Even as I read, I kept expecting fantasy to pop back in, for the misty plot on the river to be magically silent and not just a grave, and for Gemma to really be the Briar Rose of fable. I was expecting the story to act like Mike Mignola’s Hell Boy, which is fun even when it’s gritty, and uses the historical context as a backdrop for fantasy. But this is all real. In some ways, Gemma is Briar Rose, and her kingdom is cursed with sleep, but it’s not magical, hundred years sleep, and the princess isn’t waiting for true love.
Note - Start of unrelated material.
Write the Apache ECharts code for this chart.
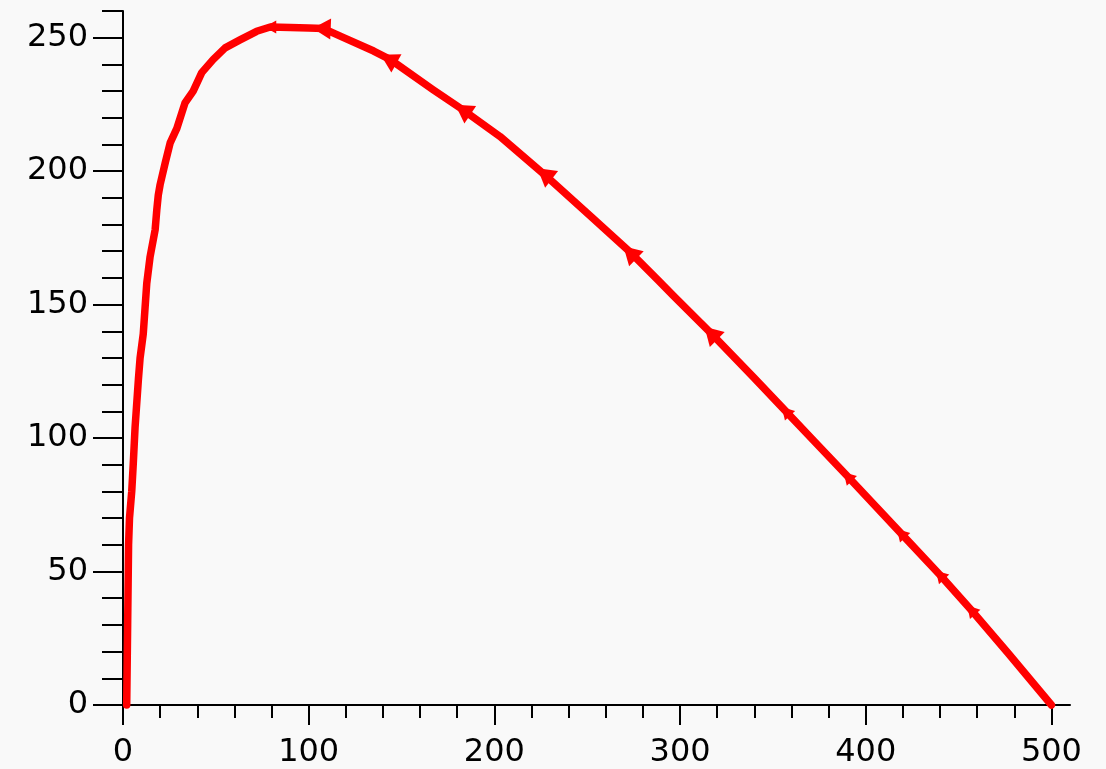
<!DOCTYPE html>
<html>
<head>
<meta charset="utf-8">
<script src="https://cdn.jsdelivr.net/npm/echarts@6/dist/echarts.min.js"></script>
<style>
html,body{margin:0;padding:0;background:#f9f9f9;}
#chart{width:1106px;height:769px;}
</style>
</head>
<body>
<div id="chart"></div>
<script>
// Curve points
const curveX = [2, 2.5, 3, 3.5, 4.7, 5.5, 6.5, 8.3, 9.2, 10.9, 11.9, 12.8, 14.6, 17.3, 18.2, 19, 20, 22.7, 25.4, 29, 33.4, 37.8, 42.4, 48.5, 55, 63, 72, 79.3, 90, 100, 108, 118.8, 135, 144, 167, 183, 203, 226.5, 252, 273.5, 288, 296.6, 316.6, 340, 357, 372, 390.3, 419, 440, 456.8, 476.6, 500];
const curveY = [0, 30, 60, 70, 80, 90, 104, 122, 130, 139, 149, 158, 168, 178, 185.5, 191, 195, 203, 210.6, 216, 225.6, 230, 236.9, 241.8, 246.2, 249.2, 252.4, 254, 253.8, 253.6, 253.4, 250, 245, 241.8, 230.5, 223, 213, 199, 183, 169.4, 159.3, 153.2, 139.3, 122.5, 110, 99, 85.6, 64.3, 48.7, 35.6, 19.5, 0];
// Arrow markers along the curve
const arrowX = [79.3, 107, 143, 183, 227, 273, 316.6, 357, 390.3, 419, 440, 456.8];
const arrowY = [254, 253.4, 242, 223, 199, 169.5, 139.3, 110, 85.6, 64.3, 48.7, 35.6];
// Tick values
const xMajor = [0, 100, 200, 300, 400, 500];
const xMinor = [20, 40, 60, 80, 120, 140, 160, 180, 220, 240, 260, 280, 320, 340, 360, 380, 420, 440, 460, 480];
const yMajor = [0, 50, 100, 150, 200, 250];
const yMinor = [10, 20, 30, 40, 60, 70, 80, 90, 110, 120, 130, 140, 160, 170, 180, 190, 210, 220, 230, 240, 260];

const PEAK_INDEX = 27;
const lineData = curveX.map((x, i) => [x, curveY[i]]);
const arrowData = arrowX.map((x, i) => [x, arrowY[i]]);

function interpY(x) {
  // interpolate on the descending branch (x >= peak)
  for (let i = PEAK_INDEX; i < curveX.length - 1; i++) {
    if (x >= curveX[i] && x <= curveX[i + 1]) {
      const t = (x - curveX[i]) / (curveX[i + 1] - curveX[i]);
      return curveY[i] + t * (curveY[i + 1] - curveY[i]);
    }
  }
  return curveY[PEAK_INDEX];
}

const axisCol = '#000';
const labelStyle = {color: '#000', fontSize: 32, fontFamily: 'DejaVu Sans'};

const chart = echarts.init(document.getElementById('chart'), null, {renderer: 'canvas'});
const option = {
  backgroundColor: '#f9f9f9',
  animation: false,
  grid: {left: 123, right: 36, top: 11, bottom: 64, containLabel: false},
  xAxis: [
    {type: 'value', min: 0, max: 510, position: 'bottom',
     axisLine: {show: true, onZero: false, lineStyle: {color: axisCol, width: 2}},
     axisTick: {show: true, length: 20, customValues: xMajor, lineStyle: {color: axisCol, width: 2}},
     axisLabel: {show: true, customValues: xMajor, margin: 32, ...labelStyle},
     splitLine: {show: false}},
    {type: 'value', min: 0, max: 510, position: 'bottom',
     axisLine: {show: false},
     axisTick: {show: true, length: 13, customValues: xMinor, lineStyle: {color: axisCol, width: 2}},
     axisLabel: {show: false},
     splitLine: {show: false}}
  ],
  yAxis: [
    {type: 'value', min: 0, max: 260, position: 'left',
     axisLine: {show: true, onZero: false, lineStyle: {color: axisCol, width: 2}},
     axisTick: {show: true, length: 30, customValues: yMajor, lineStyle: {color: axisCol, width: 2}},
     axisLabel: {show: true, customValues: yMajor, margin: 35, ...labelStyle},
     splitLine: {show: false}},
    {type: 'value', min: 0, max: 260, position: 'left',
     axisLine: {show: false},
     axisTick: {show: true, length: 21, customValues: yMinor, lineStyle: {color: axisCol, width: 2}},
     axisLabel: {show: false},
     splitLine: {show: false}}
  ],
  series: [
    {type: 'line', xAxisIndex: 0, yAxisIndex: 0, data: lineData, showSymbol: false,
     lineStyle: {color: '#ff0000', width: 7.5, join: 'round', cap: 'round'}, clip: false},
    {type: 'scatter', xAxisIndex: 0, yAxisIndex: 0, data: arrowData, symbol: 'triangle',
     symbolSize: 14, itemStyle: {color: '#ff0000', opacity: 1}}
  ]
};
chart.setOption(option);

// rotate arrows along the curve (pointing towards the peak)
const rotated = arrowData.map((p, i) => {
  const a = chart.convertToPixel({gridIndex: 0}, p);
  const xb = p[0] - 6;
  const b = chart.convertToPixel({gridIndex: 0}, [xb, interpY(xb)]);
  const dx = b[0] - a[0], dy = b[1] - a[1];
  const theta = Math.atan2(-dy, dx) * 180 / Math.PI;
  const size = i === 0 ? [13, 12] : (i <= 6 ? [21, 18] : [14, 12]);
  return {value: p, symbolRotate: theta - 90, symbolSize: size};
});
chart.setOption({series: [{}, {data: rotated}]});
</script>
</body>
</html>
No prince can save the town; it was all destroyed decades ago and nothing can bring it back.

Yolen writes about the Holocaust well, in a way that can still move me, even though I’ve heard it all before, many times. And, because I continued to hope it was fantasy and perhaps some solution would fall ex machina, that the story would leave reality at some point, and perhaps become like Enchanted (by Orson Scott Card), and surely we could all get along and live happily ever after, the weight of the truth hit me harder than if I was reading, say, Night, or Maus, or any other purely historical retelling. Perhaps it was just my perception of what the book was, perhaps it was because I got the book along with The Devil’s Arithmetic (also by Yolen) and that book has considerable fantasic aspects, but maybe she meant to lead me down that path, putting the history in mythological terms as she did. Regardless, it blindsided me. Much needed.